I, like all of us, would honestly LOVE to see Saera having true AI and beeing more than Siri, which -as you said- only pretends to be AI. To be honest, from my perspective this goal is far out of reach. The best AI system built so far is IBMs "Watson". It won the quiz show Jeopardy. When you compare the hardware of the N900 with Watsons hardware, with a total of 2880 POWER7 processor cores and 16 Terabytes of RAM, capable of processing 500 Gigabytes per second, you know what I mean. It's hardware is even by far bigger than IBMs super-computer "Deep Blue", the famous chess computer, the first one that beat a reigning chess world champion.
And even Watson is not true AI. It is 'just' a very big system with a huge database and driven by software massively parallel computing clever statistical algorithms.

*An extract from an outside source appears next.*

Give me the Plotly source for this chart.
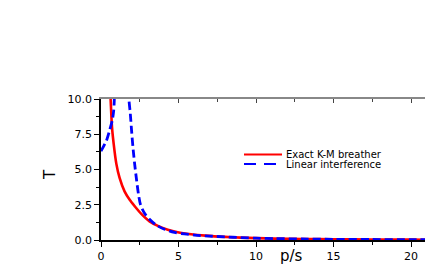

I absolutely agree, and by no means I meant to discourage your work on Voicy. Furthermore, I see great benefits in joining forces, to allow feasible "switching" to (and merging with, when necessary), a "voice monkey", to make Saera more efficient in practice.
The thing I had in mind - and it seems to be consensus here - is to not make it *only* a "voice monkey", abandoning AI aspects all-together. Like you, I have no hopes for it to become "true-true" AI, in cybernetic sense All uses of "AI" here are to be understood as "semi AI".
Still, I think that expanding the AI (as "AI'ish' as we can get with hardware in question and software in reach) behind Saera, is what makes it very, very interesting project. Adding features of Voicy, can only make it better (if we're not going to abandon backend "AI" all-together" for sake of usefulness only).
The program only uses a limited set of very distinct commands at a time, but it changes from one set to another, depending on the current foreground task.
That's great, specially if you let pocketsphinx know the current mode's reduced vocabulary & grammar.
Pocketsphinx is sadly utterly useless in its current state for general dictation, specially for non-English languages. But for deciding between a much smaller vocabulary (e.g. numbers, a dozen commands) it's actually quite OK.